Problem details:
Find and copy each line of the records where the string "this" shows up.

Records to process:
-----

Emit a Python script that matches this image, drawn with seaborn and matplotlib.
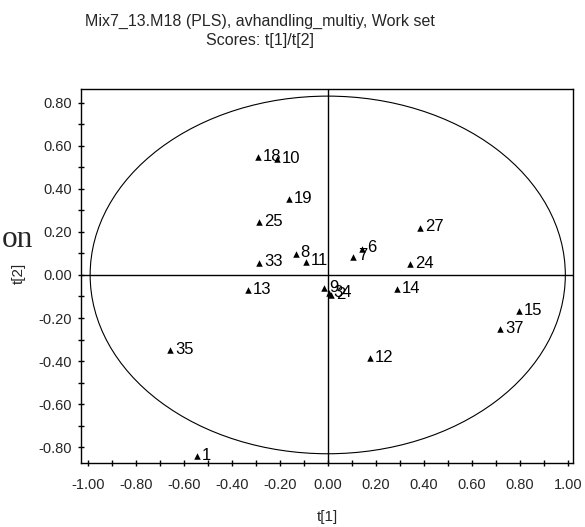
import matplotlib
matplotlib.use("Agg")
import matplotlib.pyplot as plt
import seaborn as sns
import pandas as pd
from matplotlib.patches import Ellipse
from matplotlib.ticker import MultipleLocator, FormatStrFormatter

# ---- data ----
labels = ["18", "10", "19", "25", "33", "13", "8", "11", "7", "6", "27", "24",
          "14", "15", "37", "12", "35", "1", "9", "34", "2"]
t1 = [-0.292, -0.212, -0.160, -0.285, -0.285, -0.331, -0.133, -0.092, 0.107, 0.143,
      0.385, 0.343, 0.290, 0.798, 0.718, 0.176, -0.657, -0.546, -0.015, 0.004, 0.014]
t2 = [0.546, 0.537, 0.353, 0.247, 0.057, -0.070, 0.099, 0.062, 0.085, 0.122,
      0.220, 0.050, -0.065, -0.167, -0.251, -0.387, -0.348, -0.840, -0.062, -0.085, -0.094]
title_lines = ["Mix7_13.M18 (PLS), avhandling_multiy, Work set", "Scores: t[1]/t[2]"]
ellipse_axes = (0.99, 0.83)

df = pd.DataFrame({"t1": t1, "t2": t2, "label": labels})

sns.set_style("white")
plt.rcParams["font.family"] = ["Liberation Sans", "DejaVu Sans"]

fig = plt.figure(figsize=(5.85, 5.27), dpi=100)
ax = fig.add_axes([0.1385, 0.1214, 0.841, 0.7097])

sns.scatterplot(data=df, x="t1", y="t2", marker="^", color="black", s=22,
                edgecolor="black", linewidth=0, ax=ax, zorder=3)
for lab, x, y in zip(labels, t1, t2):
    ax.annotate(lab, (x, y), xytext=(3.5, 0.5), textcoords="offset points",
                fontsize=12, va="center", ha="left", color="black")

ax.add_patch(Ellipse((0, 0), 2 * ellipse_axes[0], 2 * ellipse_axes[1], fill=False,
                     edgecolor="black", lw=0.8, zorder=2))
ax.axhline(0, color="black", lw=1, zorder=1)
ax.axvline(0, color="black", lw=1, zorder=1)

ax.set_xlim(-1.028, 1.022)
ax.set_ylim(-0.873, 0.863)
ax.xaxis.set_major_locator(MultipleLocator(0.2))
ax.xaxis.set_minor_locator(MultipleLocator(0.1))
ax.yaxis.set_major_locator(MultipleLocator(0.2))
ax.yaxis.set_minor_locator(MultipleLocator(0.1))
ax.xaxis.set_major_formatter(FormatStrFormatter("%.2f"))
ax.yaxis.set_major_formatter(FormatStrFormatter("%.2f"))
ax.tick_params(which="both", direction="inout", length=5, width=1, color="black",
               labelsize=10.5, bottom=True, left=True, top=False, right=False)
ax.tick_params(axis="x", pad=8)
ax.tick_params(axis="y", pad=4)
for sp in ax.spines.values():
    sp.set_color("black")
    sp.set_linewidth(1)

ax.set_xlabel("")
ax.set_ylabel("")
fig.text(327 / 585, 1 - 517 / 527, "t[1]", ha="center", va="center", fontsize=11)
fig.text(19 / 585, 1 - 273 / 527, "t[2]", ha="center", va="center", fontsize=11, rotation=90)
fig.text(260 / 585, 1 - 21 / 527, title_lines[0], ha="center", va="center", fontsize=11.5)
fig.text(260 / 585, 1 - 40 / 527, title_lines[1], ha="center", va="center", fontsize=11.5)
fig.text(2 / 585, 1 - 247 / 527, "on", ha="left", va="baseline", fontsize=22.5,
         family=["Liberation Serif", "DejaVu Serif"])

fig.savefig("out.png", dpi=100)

-----

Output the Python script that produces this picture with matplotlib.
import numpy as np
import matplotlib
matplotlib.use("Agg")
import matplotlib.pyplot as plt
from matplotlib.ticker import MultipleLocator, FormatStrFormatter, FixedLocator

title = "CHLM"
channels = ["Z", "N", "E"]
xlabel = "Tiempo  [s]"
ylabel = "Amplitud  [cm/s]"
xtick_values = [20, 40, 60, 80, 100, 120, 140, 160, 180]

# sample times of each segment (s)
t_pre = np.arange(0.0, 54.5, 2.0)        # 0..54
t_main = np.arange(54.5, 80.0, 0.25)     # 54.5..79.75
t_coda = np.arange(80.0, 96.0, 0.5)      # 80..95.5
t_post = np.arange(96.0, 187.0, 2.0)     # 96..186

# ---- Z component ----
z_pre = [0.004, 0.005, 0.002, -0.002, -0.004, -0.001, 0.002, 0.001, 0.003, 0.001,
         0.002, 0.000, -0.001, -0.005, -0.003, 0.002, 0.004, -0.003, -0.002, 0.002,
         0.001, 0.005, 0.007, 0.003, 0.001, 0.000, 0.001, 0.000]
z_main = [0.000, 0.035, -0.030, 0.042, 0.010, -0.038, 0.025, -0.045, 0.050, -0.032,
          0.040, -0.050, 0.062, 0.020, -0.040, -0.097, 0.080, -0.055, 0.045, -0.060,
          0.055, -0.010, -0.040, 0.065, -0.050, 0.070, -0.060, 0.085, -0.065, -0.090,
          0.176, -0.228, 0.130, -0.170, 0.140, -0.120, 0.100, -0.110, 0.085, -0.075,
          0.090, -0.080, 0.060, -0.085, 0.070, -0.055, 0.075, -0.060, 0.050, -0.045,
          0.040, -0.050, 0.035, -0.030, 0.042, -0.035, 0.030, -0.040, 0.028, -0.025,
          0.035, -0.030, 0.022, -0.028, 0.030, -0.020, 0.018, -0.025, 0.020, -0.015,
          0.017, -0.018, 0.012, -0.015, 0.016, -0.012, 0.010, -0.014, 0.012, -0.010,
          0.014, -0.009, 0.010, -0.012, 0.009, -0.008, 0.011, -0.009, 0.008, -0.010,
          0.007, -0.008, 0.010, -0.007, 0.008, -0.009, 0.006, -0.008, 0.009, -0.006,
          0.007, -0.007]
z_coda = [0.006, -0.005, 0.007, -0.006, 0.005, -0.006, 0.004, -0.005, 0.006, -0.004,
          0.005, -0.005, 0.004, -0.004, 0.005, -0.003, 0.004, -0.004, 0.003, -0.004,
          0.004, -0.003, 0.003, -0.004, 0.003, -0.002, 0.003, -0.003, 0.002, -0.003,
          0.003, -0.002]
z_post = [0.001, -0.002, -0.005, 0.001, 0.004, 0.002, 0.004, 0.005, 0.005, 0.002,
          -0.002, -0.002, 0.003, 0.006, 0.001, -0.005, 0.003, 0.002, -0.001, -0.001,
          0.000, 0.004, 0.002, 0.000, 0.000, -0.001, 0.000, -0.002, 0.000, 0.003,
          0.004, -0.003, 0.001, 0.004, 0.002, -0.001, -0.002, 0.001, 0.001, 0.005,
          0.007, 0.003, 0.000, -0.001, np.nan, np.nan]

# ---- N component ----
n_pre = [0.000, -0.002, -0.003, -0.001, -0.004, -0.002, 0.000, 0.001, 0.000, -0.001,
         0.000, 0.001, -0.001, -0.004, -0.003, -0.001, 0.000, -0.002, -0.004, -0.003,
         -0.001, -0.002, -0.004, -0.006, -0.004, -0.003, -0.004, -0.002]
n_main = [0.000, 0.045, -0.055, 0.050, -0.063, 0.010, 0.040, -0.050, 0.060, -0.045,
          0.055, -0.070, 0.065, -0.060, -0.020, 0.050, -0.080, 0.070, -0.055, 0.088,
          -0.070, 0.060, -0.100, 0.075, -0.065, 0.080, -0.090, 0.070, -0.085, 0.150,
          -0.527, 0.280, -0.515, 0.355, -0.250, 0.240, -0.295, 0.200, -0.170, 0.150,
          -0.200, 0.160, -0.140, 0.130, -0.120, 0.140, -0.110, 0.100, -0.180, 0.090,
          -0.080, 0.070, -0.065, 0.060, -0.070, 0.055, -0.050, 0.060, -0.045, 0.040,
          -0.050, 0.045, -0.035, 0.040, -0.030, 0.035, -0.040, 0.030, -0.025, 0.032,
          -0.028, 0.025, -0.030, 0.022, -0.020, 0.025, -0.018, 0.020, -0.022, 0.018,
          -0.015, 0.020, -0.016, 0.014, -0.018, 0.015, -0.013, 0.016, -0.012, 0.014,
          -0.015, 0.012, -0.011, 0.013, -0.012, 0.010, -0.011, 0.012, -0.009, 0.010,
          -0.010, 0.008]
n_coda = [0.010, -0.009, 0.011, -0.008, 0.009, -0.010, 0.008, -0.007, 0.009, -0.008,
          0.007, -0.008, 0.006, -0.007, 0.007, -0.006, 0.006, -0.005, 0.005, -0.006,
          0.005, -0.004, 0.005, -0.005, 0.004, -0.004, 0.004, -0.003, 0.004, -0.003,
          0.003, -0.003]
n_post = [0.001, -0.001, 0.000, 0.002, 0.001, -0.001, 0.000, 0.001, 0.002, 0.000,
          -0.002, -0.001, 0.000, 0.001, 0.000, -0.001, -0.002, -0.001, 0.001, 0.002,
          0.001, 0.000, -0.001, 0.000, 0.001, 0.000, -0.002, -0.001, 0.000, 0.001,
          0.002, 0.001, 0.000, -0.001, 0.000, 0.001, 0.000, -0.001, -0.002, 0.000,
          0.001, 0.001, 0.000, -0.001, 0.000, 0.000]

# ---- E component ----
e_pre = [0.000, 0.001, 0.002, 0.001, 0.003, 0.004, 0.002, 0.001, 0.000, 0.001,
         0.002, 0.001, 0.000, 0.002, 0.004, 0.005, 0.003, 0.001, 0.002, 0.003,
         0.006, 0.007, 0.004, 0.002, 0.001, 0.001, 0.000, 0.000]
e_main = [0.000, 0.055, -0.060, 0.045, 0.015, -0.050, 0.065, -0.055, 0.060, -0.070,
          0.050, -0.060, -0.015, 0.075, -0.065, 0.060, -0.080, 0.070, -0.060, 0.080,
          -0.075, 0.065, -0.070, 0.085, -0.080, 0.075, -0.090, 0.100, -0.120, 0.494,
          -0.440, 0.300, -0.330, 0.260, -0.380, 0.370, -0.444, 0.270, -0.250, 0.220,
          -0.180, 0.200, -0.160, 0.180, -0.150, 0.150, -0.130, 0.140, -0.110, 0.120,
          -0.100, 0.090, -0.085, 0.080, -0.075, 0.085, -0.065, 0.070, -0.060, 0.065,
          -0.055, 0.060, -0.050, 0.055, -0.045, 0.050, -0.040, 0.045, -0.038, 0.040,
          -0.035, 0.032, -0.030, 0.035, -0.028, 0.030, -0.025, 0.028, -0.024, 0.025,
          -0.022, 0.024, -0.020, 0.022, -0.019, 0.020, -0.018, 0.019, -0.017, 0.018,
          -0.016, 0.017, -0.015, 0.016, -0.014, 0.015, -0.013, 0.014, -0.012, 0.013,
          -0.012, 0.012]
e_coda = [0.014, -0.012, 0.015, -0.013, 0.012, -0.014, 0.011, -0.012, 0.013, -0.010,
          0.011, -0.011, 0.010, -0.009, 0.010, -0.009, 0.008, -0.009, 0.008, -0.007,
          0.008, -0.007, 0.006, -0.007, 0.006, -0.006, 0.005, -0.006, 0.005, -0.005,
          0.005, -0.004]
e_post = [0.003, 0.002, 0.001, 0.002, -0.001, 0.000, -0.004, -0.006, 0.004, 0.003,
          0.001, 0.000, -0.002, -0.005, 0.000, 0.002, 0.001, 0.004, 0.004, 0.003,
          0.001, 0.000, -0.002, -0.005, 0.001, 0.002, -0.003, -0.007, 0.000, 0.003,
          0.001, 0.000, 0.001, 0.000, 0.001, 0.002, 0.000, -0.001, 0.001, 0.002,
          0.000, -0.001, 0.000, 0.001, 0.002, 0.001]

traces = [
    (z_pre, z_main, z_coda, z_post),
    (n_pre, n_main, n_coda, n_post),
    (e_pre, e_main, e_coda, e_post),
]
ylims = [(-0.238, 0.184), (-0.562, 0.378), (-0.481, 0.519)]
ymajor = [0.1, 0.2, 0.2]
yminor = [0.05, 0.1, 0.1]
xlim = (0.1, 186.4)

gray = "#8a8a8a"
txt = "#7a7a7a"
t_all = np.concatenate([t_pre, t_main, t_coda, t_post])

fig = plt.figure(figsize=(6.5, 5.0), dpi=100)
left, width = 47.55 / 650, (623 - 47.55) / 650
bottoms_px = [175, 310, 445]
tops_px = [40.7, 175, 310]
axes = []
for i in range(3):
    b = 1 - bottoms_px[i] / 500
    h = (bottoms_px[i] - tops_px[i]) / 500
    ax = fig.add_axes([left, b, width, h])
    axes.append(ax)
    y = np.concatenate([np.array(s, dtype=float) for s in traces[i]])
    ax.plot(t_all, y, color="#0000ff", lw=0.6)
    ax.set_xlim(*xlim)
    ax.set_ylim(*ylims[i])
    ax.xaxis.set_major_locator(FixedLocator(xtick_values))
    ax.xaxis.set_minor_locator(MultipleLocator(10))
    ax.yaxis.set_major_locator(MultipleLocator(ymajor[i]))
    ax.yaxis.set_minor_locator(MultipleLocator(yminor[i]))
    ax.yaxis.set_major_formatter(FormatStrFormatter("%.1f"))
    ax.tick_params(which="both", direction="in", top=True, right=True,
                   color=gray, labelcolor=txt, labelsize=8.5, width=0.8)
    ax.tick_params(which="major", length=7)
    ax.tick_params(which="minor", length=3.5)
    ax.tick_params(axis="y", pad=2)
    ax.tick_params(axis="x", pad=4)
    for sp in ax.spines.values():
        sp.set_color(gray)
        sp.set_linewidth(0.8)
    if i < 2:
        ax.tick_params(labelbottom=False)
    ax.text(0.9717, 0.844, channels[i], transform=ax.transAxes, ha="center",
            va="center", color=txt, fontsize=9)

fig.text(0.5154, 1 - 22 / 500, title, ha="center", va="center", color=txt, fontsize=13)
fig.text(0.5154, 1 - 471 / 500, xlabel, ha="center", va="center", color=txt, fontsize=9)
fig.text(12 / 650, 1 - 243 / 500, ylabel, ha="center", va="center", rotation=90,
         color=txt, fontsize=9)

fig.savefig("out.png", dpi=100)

-----

Output below:
Emit a Python script that matches this image, drawn with seaborn and matplotlib.
Output the Python script that produces this picture with matplotlib.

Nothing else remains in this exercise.